*Source material:*
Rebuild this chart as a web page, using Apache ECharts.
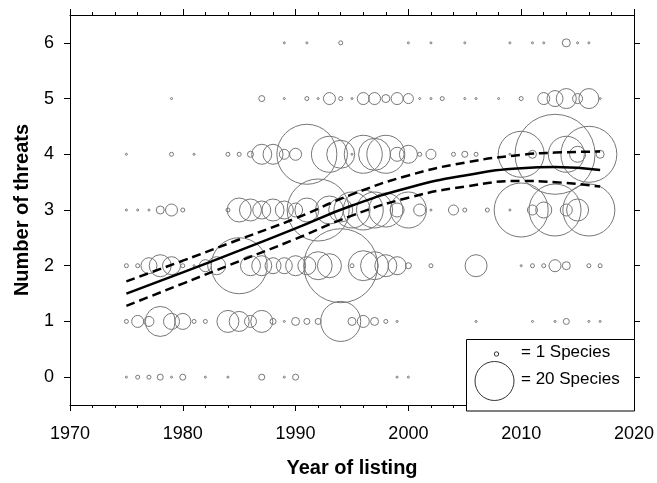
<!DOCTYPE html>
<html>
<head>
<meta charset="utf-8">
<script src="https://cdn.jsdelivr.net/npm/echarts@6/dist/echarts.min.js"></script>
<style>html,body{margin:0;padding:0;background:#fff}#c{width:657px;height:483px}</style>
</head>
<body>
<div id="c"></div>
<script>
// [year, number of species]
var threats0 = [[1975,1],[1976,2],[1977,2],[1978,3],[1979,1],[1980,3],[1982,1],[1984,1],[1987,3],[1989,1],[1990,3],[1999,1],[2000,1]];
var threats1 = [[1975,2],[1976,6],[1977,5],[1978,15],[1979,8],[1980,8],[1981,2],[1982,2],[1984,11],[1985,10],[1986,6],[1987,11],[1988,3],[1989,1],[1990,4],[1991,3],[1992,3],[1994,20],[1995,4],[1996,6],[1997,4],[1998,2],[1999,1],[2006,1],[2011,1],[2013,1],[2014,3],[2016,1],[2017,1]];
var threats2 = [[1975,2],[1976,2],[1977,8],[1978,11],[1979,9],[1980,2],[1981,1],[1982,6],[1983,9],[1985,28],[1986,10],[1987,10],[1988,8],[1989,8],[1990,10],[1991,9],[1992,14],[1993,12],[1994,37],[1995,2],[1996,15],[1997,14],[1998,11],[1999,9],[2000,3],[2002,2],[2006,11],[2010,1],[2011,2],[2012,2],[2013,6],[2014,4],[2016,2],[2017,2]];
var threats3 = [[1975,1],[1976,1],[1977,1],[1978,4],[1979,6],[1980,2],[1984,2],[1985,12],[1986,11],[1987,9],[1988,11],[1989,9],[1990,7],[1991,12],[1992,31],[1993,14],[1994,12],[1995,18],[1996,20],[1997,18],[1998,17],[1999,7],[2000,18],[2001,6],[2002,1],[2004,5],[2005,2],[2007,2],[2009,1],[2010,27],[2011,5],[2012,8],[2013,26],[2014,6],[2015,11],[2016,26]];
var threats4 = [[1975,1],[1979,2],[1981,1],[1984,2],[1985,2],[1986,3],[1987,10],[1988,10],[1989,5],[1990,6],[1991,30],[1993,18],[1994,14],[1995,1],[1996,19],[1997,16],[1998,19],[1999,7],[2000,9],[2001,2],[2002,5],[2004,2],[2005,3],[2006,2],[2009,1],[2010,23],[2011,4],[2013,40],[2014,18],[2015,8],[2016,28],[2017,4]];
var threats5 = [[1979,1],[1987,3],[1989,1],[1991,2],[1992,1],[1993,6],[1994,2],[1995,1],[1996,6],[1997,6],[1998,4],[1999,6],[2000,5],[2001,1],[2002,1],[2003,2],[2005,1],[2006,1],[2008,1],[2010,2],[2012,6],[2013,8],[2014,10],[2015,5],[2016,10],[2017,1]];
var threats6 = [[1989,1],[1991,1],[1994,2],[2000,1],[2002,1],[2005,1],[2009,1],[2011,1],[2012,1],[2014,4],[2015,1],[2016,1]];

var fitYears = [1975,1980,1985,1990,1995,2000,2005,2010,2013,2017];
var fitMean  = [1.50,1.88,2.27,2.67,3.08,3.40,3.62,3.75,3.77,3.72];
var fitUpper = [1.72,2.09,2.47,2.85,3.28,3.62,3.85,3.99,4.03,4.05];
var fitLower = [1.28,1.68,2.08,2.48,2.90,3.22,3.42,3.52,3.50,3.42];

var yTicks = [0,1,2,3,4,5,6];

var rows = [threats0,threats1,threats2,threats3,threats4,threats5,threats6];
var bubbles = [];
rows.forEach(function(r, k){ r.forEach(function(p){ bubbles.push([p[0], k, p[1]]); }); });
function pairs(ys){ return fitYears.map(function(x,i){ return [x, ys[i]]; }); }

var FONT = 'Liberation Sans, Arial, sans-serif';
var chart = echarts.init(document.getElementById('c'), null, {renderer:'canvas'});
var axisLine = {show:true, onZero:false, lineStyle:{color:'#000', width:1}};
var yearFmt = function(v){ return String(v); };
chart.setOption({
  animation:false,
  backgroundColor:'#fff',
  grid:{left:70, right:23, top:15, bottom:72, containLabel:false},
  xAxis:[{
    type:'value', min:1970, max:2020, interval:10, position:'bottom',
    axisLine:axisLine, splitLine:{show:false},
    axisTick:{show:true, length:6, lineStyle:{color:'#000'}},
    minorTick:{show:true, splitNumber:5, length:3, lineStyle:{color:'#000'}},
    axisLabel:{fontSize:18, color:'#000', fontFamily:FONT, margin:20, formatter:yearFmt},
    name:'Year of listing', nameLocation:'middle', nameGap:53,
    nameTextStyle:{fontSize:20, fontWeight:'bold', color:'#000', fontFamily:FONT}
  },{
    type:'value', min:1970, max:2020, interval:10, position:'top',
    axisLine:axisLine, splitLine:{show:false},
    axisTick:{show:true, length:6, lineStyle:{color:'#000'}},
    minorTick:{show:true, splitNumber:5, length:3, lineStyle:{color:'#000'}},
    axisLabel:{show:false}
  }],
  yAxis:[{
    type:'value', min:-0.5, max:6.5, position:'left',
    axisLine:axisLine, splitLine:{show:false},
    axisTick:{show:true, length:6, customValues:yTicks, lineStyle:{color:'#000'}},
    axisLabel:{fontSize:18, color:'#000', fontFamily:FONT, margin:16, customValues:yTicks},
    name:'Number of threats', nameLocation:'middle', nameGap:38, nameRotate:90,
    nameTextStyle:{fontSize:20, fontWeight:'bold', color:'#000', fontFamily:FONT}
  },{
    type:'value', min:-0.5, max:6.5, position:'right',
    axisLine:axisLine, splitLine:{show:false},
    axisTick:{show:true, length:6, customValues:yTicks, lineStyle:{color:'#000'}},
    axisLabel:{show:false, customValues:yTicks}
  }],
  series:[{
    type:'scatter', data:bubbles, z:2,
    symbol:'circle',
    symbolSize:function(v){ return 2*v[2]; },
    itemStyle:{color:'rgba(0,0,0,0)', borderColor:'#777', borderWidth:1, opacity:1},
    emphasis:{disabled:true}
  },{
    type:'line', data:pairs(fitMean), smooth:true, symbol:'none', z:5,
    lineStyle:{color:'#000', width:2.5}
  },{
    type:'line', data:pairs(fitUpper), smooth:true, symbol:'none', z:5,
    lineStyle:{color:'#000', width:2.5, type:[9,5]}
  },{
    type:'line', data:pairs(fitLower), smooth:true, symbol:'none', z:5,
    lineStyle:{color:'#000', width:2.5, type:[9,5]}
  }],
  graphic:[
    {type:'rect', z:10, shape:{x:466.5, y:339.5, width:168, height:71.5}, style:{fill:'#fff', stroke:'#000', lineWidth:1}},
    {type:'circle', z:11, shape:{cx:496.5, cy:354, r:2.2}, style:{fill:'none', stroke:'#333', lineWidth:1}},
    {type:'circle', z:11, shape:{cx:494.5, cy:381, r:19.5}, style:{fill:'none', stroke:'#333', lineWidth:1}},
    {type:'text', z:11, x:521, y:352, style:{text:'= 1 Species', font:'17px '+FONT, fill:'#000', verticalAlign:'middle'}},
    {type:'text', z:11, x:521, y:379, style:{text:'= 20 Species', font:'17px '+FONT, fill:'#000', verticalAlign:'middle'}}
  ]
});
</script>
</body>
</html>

*Requirements:* All the material shown above is to be copied exactly, with no pictures carried over.

*Correct response:*
Rebuild this chart as a web page, using Apache ECharts.
<!DOCTYPE html>
<html>
<head>
<meta charset="utf-8">
<script src="https://cdn.jsdelivr.net/npm/echarts@6/dist/echarts.min.js"></script>
<style>html,body{margin:0;padding:0;background:#fff}#c{width:657px;height:483px}</style>
</head>
<body>
<div id="c"></div>
<script>
// [year, number of species]
var threats0 = [[1975,1],[1976,2],[1977,2],[1978,3],[1979,1],[1980,3],[1982,1],[1984,1],[1987,3],[1989,1],[1990,3],[1999,1],[2000,1]];
var threats1 = [[1975,2],[1976,6],[1977,5],[1978,15],[1979,8],[1980,8],[1981,2],[1982,2],[1984,11],[1985,10],[1986,6],[1987,11],[1988,3],[1989,1],[1990,4],[1991,3],[1992,3],[1994,20],[1995,4],[1996,6],[1997,4],[1998,2],[1999,1],[2006,1],[2011,1],[2013,1],[2014,3],[2016,1],[2017,1]];
var threats2 = [[1975,2],[1976,2],[1977,8],[1978,11],[1979,9],[1980,2],[1981,1],[1982,6],[1983,9],[1985,28],[1986,10],[1987,10],[1988,8],[1989,8],[1990,10],[1991,9],[1992,14],[1993,12],[1994,37],[1995,2],[1996,15],[1997,14],[1998,11],[1999,9],[2000,3],[2002,2],[2006,11],[2010,1],[2011,2],[2012,2],[2013,6],[2014,4],[2016,2],[2017,2]];
var threats3 = [[1975,1],[1976,1],[1977,1],[1978,4],[1979,6],[1980,2],[1984,2],[1985,12],[1986,11],[1987,9],[1988,11],[1989,9],[1990,7],[1991,12],[1992,31],[1993,14],[1994,12],[1995,18],[1996,20],[1997,18],[1998,17],[1999,7],[2000,18],[2001,6],[2002,1],[2004,5],[2005,2],[2007,2],[2009,1],[2010,27],[2011,5],[2012,8],[2013,26],[2014,6],[2015,11],[2016,26]];
var threats4 = [[1975,1],[1979,2],[1981,1],[1984,2],[1985,2],[1986,3],[1987,10],[1988,10],[1989,5],[1990,6],[1991,30],[1993,18],[1994,14],[1995,1],[1996,19],[1997,16],[1998,19],[1999,7],[2000,9],[2001,2],[2002,5],[2004,2],[2005,3],[2006,2],[2009,1],[2010,23],[2011,4],[2013,40],[2014,18],[2015,8],[2016,28],[2017,4]];
var threats5 = [[1979,1],[1987,3],[1989,1],[1991,2],[1992,1],[1993,6],[1994,2],[1995,1],[1996,6],[1997,6],[1998,4],[1999,6],[2000,5],[2001,1],[2002,1],[2003,2],[2005,1],[2006,1],[2008,1],[2010,2],[2012,6],[2013,8],[2014,10],[2015,5],[2016,10],[2017,1]];
var threats6 = [[1989,1],[1991,1],[1994,2],[2000,1],[2002,1],[2005,1],[2009,1],[2011,1],[2012,1],[2014,4],[2015,1],[2016,1]];

var fitYears = [1975,1980,1985,1990,1995,2000,2005,2010,2013,2017];
var fitMean  = [1.50,1.88,2.27,2.67,3.08,3.40,3.62,3.75,3.77,3.72];
var fitUpper = [1.72,2.09,2.47,2.85,3.28,3.62,3.85,3.99,4.03,4.05];
var fitLower = [1.28,1.68,2.08,2.48,2.90,3.22,3.42,3.52,3.50,3.42];

var yTicks = [0,1,2,3,4,5,6];

var rows = [threats0,threats1,threats2,threats3,threats4,threats5,threats6];
var bubbles = [];
rows.forEach(function(r, k){ r.forEach(function(p){ bubbles.push([p[0], k, p[1]]); }); });
function pairs(ys){ return fitYears.map(function(x,i){ return [x, ys[i]]; }); }

var FONT = 'Liberation Sans, Arial, sans-serif';
var chart = echarts.init(document.getElementById('c'), null, {renderer:'canvas'});
var axisLine = {show:true, onZero:false, lineStyle:{color:'#000', width:1}};
var yearFmt = function(v){ return String(v); };
chart.setOption({
  animation:false,
  backgroundColor:'#fff',
  grid:{left:70, right:23, top:15, bottom:72, containLabel:false},
  xAxis:[{
    type:'value', min:1970, max:2020, interval:10, position:'bottom',
    axisLine:axisLine, splitLine:{show:false},
    axisTick:{show:true, length:6, lineStyle:{color:'#000'}},
    minorTick:{show:true, splitNumber:5, length:3, lineStyle:{color:'#000'}},
    axisLabel:{fontSize:18, color:'#000', fontFamily:FONT, margin:20, formatter:yearFmt},
    name:'Year of listing', nameLocation:'middle', nameGap:53,
    nameTextStyle:{fontSize:20, fontWeight:'bold', color:'#000', fontFamily:FONT}
  },{
    type:'value', min:1970, max:2020, interval:10, position:'top',
    axisLine:axisLine, splitLine:{show:false},
    axisTick:{show:true, length:6, lineStyle:{color:'#000'}},
    minorTick:{show:true, splitNumber:5, length:3, lineStyle:{color:'#000'}},
    axisLabel:{show:false}
  }],
  yAxis:[{
    type:'value', min:-0.5, max:6.5, position:'left',
    axisLine:axisLine, splitLine:{show:false},
    axisTick:{show:true, length:6, customValues:yTicks, lineStyle:{color:'#000'}},
    axisLabel:{fontSize:18, color:'#000', fontFamily:FONT, margin:16, customValues:yTicks},
    name:'Number of threats', nameLocation:'middle', nameGap:38, nameRotate:90,
    nameTextStyle:{fontSize:20, fontWeight:'bold', color:'#000', fontFamily:FONT}
  },{
    type:'value', min:-0.5, max:6.5, position:'right',
    axisLine:axisLine, splitLine:{show:false},
    axisTick:{show:true, length:6, customValues:yTicks, lineStyle:{color:'#000'}},
    axisLabel:{show:false, customValues:yTicks}
  }],
  series:[{
    type:'scatter', data:bubbles, z:2,
    symbol:'circle',
    symbolSize:function(v){ return 2*v[2]; },
    itemStyle:{color:'rgba(0,0,0,0)', borderColor:'#777', borderWidth:1, opacity:1},
    emphasis:{disabled:true}
  },{
    type:'line', data:pairs(fitMean), smooth:true, symbol:'none', z:5,
    lineStyle:{color:'#000', width:2.5}
  },{
    type:'line', data:pairs(fitUpper), smooth:true, symbol:'none', z:5,
    lineStyle:{color:'#000', width:2.5, type:[9,5]}
  },{
    type:'line', data:pairs(fitLower), smooth:true, symbol:'none', z:5,
    lineStyle:{color:'#000', width:2.5, type:[9,5]}
  }],
  graphic:[
    {type:'rect', z:10, shape:{x:466.5, y:339.5, width:168, height:71.5}, style:{fill:'#fff', stroke:'#000', lineWidth:1}},
    {type:'circle', z:11, shape:{cx:496.5, cy:354, r:2.2}, style:{fill:'none', stroke:'#333', lineWidth:1}},
    {type:'circle', z:11, shape:{cx:494.5, cy:381, r:19.5}, style:{fill:'none', stroke:'#333', lineWidth:1}},
    {type:'text', z:11, x:521, y:352, style:{text:'= 1 Species', font:'17px '+FONT, fill:'#000', verticalAlign:'middle'}},
    {type:'text', z:11, x:521, y:379, style:{text:'= 20 Species', font:'17px '+FONT, fill:'#000', verticalAlign:'middle'}}
  ]
});
</script>
</body>
</html>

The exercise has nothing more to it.